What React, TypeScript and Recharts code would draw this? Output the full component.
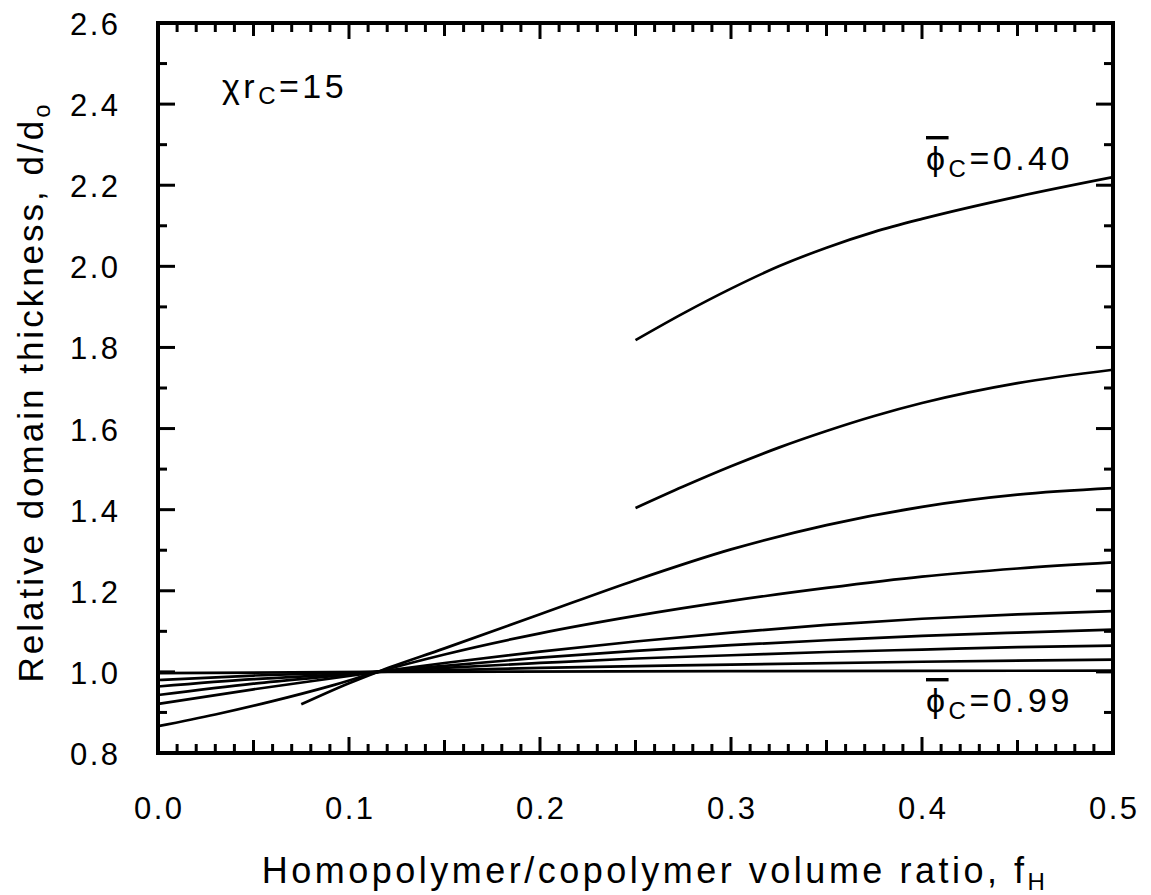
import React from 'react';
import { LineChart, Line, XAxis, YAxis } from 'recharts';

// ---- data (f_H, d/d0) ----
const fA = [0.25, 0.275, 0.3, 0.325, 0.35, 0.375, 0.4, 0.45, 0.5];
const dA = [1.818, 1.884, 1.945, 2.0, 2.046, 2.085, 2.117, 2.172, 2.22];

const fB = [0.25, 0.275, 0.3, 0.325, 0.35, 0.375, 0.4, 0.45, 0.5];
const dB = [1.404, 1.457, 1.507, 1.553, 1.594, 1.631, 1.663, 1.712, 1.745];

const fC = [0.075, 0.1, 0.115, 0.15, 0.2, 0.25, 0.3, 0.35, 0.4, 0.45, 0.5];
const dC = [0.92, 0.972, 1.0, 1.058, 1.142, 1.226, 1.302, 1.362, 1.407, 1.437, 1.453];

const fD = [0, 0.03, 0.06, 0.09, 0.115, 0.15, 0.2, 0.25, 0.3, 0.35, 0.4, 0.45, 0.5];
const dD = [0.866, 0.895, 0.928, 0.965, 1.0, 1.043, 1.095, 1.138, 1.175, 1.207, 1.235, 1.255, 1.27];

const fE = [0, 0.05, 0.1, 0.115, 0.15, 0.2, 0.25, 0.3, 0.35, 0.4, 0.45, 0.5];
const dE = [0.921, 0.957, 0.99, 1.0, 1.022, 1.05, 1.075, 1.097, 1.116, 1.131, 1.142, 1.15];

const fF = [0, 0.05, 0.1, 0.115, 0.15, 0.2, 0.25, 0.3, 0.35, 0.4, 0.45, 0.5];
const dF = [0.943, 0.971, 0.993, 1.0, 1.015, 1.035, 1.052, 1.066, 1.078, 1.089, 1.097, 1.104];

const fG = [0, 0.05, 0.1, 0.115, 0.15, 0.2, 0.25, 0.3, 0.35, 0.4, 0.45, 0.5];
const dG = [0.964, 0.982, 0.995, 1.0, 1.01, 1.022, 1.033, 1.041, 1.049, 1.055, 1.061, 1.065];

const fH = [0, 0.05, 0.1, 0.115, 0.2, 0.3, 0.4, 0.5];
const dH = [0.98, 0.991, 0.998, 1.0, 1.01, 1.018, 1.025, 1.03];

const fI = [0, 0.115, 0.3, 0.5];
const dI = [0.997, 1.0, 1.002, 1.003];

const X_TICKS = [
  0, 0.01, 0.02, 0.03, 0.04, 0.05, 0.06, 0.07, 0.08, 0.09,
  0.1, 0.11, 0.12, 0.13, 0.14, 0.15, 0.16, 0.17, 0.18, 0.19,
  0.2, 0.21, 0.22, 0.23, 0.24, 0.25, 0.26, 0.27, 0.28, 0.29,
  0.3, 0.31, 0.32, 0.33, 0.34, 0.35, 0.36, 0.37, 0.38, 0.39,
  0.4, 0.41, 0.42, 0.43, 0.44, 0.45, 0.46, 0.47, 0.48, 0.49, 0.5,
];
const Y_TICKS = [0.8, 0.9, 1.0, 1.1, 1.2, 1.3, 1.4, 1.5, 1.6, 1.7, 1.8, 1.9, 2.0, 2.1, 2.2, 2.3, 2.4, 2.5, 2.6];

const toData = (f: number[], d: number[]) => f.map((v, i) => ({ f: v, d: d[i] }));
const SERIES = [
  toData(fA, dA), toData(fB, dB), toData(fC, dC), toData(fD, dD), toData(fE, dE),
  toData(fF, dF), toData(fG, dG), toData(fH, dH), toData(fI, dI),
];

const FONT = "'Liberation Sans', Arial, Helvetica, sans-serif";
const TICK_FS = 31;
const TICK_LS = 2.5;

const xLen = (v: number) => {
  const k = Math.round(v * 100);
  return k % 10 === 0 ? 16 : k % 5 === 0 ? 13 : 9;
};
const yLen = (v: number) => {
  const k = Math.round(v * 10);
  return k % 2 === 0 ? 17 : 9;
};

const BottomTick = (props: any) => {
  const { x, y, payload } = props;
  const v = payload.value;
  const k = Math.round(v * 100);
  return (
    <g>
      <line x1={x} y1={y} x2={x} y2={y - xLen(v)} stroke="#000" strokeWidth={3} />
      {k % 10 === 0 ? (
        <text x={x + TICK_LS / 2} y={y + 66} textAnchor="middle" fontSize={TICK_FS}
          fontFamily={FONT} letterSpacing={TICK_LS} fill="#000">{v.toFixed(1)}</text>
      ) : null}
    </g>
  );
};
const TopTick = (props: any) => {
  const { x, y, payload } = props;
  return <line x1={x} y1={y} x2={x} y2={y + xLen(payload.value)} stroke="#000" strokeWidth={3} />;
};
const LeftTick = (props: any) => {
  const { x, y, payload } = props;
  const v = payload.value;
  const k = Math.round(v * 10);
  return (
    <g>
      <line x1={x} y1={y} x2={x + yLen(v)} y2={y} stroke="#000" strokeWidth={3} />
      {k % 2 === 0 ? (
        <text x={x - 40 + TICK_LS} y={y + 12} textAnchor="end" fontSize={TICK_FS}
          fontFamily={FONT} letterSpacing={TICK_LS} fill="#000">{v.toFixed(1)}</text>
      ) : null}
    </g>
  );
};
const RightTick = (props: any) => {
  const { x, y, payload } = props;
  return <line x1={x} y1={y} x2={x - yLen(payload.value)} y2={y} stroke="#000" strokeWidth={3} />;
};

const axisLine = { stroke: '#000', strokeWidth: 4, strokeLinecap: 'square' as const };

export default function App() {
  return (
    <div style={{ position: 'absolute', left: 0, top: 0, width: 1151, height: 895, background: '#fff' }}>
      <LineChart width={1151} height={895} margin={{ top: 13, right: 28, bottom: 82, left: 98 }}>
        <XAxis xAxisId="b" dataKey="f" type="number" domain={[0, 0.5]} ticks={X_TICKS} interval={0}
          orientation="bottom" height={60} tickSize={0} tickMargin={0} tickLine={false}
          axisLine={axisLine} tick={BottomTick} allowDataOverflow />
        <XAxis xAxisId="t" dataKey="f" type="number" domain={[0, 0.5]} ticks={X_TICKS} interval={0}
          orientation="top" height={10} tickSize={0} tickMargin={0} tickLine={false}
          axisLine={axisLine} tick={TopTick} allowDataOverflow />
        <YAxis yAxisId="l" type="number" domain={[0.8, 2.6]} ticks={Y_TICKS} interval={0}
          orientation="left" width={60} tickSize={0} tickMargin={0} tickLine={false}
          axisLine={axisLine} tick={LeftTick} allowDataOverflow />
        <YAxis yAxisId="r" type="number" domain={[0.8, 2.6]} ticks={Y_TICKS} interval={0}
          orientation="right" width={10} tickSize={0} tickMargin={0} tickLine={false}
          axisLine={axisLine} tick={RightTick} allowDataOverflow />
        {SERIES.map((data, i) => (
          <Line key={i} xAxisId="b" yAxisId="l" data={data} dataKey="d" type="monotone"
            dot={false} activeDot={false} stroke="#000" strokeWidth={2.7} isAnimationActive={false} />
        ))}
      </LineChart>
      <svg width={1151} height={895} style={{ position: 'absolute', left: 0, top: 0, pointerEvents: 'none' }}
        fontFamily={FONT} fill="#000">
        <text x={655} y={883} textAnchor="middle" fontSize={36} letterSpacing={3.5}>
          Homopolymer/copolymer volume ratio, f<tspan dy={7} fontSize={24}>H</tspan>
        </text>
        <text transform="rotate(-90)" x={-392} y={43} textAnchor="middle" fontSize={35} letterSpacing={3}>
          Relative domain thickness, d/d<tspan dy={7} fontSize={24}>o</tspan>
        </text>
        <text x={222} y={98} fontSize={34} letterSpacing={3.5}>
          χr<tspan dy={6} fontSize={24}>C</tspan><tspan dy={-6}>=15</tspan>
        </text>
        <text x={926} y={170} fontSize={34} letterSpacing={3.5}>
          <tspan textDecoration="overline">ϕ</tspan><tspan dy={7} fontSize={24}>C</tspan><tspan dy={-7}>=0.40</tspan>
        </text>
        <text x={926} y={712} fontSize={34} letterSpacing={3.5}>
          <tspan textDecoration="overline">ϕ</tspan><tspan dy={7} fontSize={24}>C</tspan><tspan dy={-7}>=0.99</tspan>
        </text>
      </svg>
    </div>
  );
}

☆ ☆ ☆ ☆

* Task
Reproduce exactly the run of lines that opens the listing and closes with the line holding "Line, XAxis, YAxis". Pictures are excluded.

* Complete answer
What React, TypeScript and Recharts code would draw this? Output the full component.
import React from 'react';
import { LineChart, Line, XAxis, YAxis } from 'recharts';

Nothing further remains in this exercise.